Like all other legal terms, the word “ heirs,” when unexplained and uncontrolled by the context, is to be construed according to its strict technical import, in which sense it designates the persons who would by the statute succeed to the real estate in case of intestacy. In this sense it is obviously used by the testator in the clause in question. It was not intended to denote succession, that is, to vest the estate in the legatees as successors of or substitutes for the sons of the testator, so that they would take the same estate in nature and quality as that which would have come to them by descent. They are to take by force of the will as purchasers. The word is used to designate the persons who are to take the real and personal estate as independent objects of the gift. It is therefore to be interpreted as a mere term of description of a class of persons who in the prescribed contingency are to take the estate. There being nothing in the will to vary or change the natural and ordinary sense of the word “ heirs,” it must be held to describe those persons who on the death of the sons would take the real estate, if it had been held in their right, and had not been the subject of a devise. Besides ; it is the manifest intent of the testator that the property which was to pass under this devise to the heirs of his sons should embrace both real and personal estate. Both species of property are to be held and enjoyed together by the same persons. They cannot be divided, so as to vest the per sonal estate in one class of persons and the real estate in another It is therefore necessary to adhere to the words of the will, and to permit those persons who are technically described as legal heirs to take the whole.. It follows, that it was not essential to join as parties those who were not comprehended within the strict legal interpretation of that term.

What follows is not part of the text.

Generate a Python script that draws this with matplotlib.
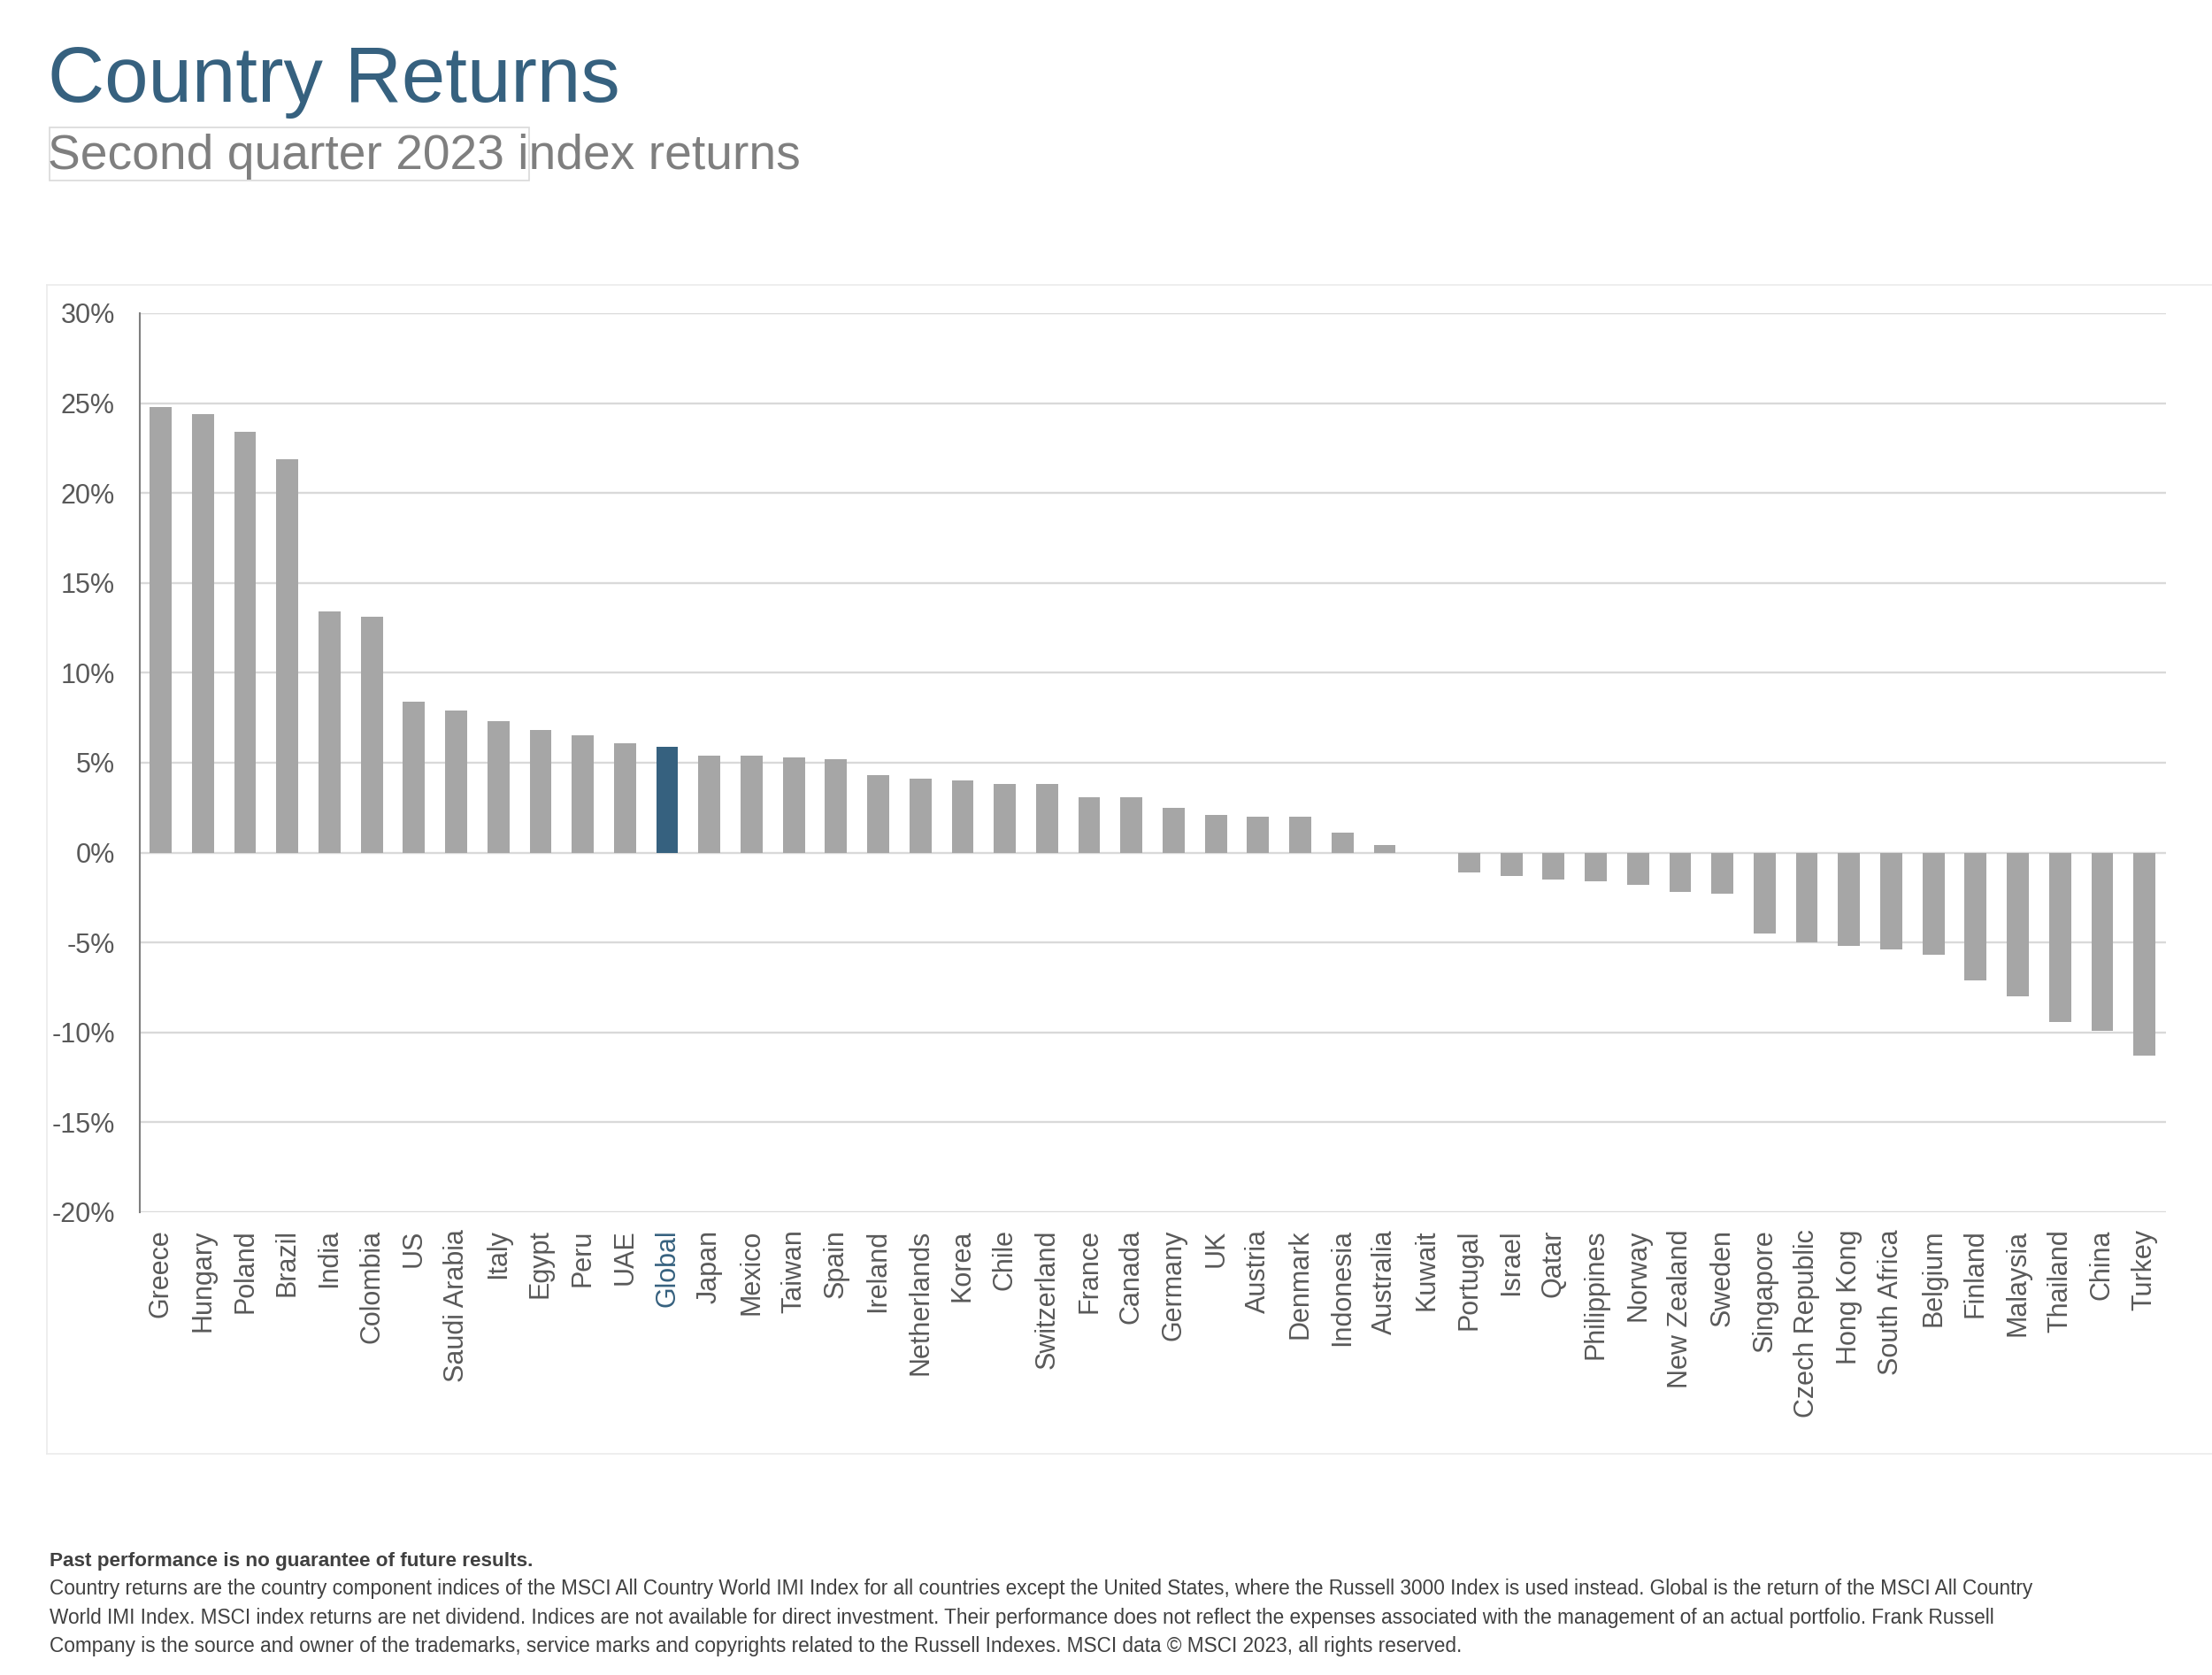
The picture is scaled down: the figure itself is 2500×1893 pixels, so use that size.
import matplotlib
matplotlib.use('Agg')
import matplotlib.pyplot as plt
from matplotlib.patches import Rectangle
from matplotlib.lines import Line2D
from matplotlib.ticker import FuncFormatter

# data (Q2 2023 index returns, %)
countries = ['Greece', 'Hungary', 'Poland', 'Brazil', 'India', 'Colombia', 'US',
             'Saudi Arabia', 'Italy', 'Egypt', 'Peru', 'UAE', 'Global', 'Japan',
             'Mexico', 'Taiwan', 'Spain', 'Ireland', 'Netherlands', 'Korea', 'Chile',
             'Switzerland', 'France', 'Canada', 'Germany', 'UK', 'Austria', 'Denmark',
             'Indonesia', 'Australia', 'Kuwait', 'Portugal', 'Israel', 'Qatar',
             'Philippines', 'Norway', 'New Zealand', 'Sweden', 'Singapore',
             'Czech Republic', 'Hong Kong', 'South Africa', 'Belgium', 'Finland',
             'Malaysia', 'Thailand', 'China', 'Turkey']
returns = [24.8, 24.4, 23.4, 21.9, 13.4, 13.1, 8.4,
           7.9, 7.3, 6.8, 6.5, 6.1, 5.9, 5.4,
           5.4, 5.3, 5.2, 4.3, 4.1, 4.0, 3.8,
           3.8, 3.1, 3.1, 2.5, 2.1, 2.0, 2.0,
           1.1, 0.4, 0.0, -1.1, -1.3, -1.5,
           -1.6, -1.8, -2.2, -2.3, -4.5,
           -5.0, -5.2, -5.4, -5.7, -7.1,
           -8.0, -9.4, -9.9, -11.3]
highlight = 'Global'
y_ticks = [-20, -15, -10, -5, 0, 5, 10, 15, 20, 25, 30]

title = 'Country Returns'
subtitle = 'Second quarter 2023 index returns'
note_bold = 'Past performance is no guarantee of future results.'
note_lines = [
    'Country returns are the country component indices of the MSCI All Country World IMI Index for all countries except the United States, where the Russell 3000 Index is used instead. Global is the return of the MSCI All Country',
    'World IMI Index. MSCI index returns are net dividend. Indices are not available for direct investment. Their performance does not reflect the expenses associated with the management of an actual portfolio. Frank Russell',
    'Company is the source and owner of the trademarks, service marks and copyrights related to the Russell Indexes. MSCI data \u00a9 MSCI 2023, all rights reserved.',
]

BLUE = '#36617f'
GREY_BAR = '#a6a6a6'
TXT = '#595959'

plt.rcParams['font.family'] = ['Liberation Sans', 'DejaVu Sans']

fig = plt.figure(figsize=(25, 18.93), dpi=100, facecolor='white')

# outer chart frame (left, top, bottom only)
frame_c = '#ebebeb'
fig.add_artist(Line2D([0.021, 0.021], [0.132, 0.830], color=frame_c, lw=1.2, transform=fig.transFigure))
fig.add_artist(Line2D([0.021, 1.0], [0.830, 0.830], color=frame_c, lw=1.2, transform=fig.transFigure))
fig.add_artist(Line2D([0.021, 1.0], [0.132, 0.132], color=frame_c, lw=1.2, transform=fig.transFigure))

# title / subtitle
fig.text(0.0215, 0.939, title, fontsize=64, color=BLUE, va='baseline', ha='left')
fig.text(0.0215, 0.899, subtitle, fontsize=39.7, color='#7f7f7f', va='baseline', ha='left')
fig.add_artist(Rectangle((0.0223, 0.892), 0.2167, 0.032, transform=fig.transFigure,
                         fill=False, edgecolor='#d9d9d9', lw=1.2))

# bar chart
ax = fig.add_axes([0.0631, 0.2763, 0.9159, 0.5367])
x = list(range(len(countries)))
colors = [BLUE if c == highlight else GREY_BAR for c in countries]
ax.bar(x, returns, width=0.52, color=colors, zorder=3)

ax.set_xlim(-0.5, len(countries) - 0.5)
ax.set_ylim(-20, 30)
ax.set_yticks(y_ticks)
ax.yaxis.set_major_formatter(FuncFormatter(lambda v, p: '%d%%' % v))
ax.grid(axis='y', color='#d9d9d9', lw=1.7, zorder=0)
ax.set_axisbelow(True)

for s in ['top', 'right', 'bottom']:
    ax.spines[s].set_visible(False)
ax.spines['left'].set_color('#7f7f7f')
ax.spines['left'].set_linewidth(1.5)

ax.set_xticks(x)
ax.set_xticklabels(countries, rotation=90, fontsize=22, color=TXT)
ax.tick_params(axis='x', length=0, pad=14)
ax.tick_params(axis='y', length=0, pad=20, labelsize=22, labelcolor=TXT)
for lbl in ax.get_xticklabels():
    if lbl.get_text() == highlight:
        lbl.set_color(BLUE)

# footnote
fig.text(0.0223, 0.0649, note_bold, fontsize=16.2, fontweight='bold', color='#404040', va='baseline')
for i, line in enumerate(note_lines):
    fig.text(0.0223, 0.048 - i * 0.0172, line, fontsize=16.3, color='#404040', va='baseline')

fig.savefig('out.png', dpi=100, facecolor='white')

Williams on Executors, (4th Amer. ed.) 949. Gwynne v. Muddock, 14 Ves. 488. De Beauvoir v. De Beauvoir, 3 H. L. Cas. 524.
On the whole case, we are of opinion that the agreement of *481compromise is rightly executed, and that it is the duty of the court to order that it be approved and confirmed.
Decree accordingly.
Chapman, J. did not sit in this case.
“ The supreme judicial court may authorize executors, administrators, guardians and trustees, to adjust by arbitration or compromise any controversy that may arise between different claimants to the estate in their hands, to which such executors, administrators, guardians or trustees, together with all other parties in being, claiming an interest in such estate, shall be parties. And any award or compromise made in writing in such case, shall, if found by the court just and reasonable in relation to its effects upon any future contingent interests in said estate, be valid and bind such interests, as well as the interests of the parties in being: provided, however, that where it shall appear that such future contingent interests may be affected, the court may appoint some suitable person or persons to represent such interests in such controversies, upon such conditions as to costs as to the court shall seem equitable.”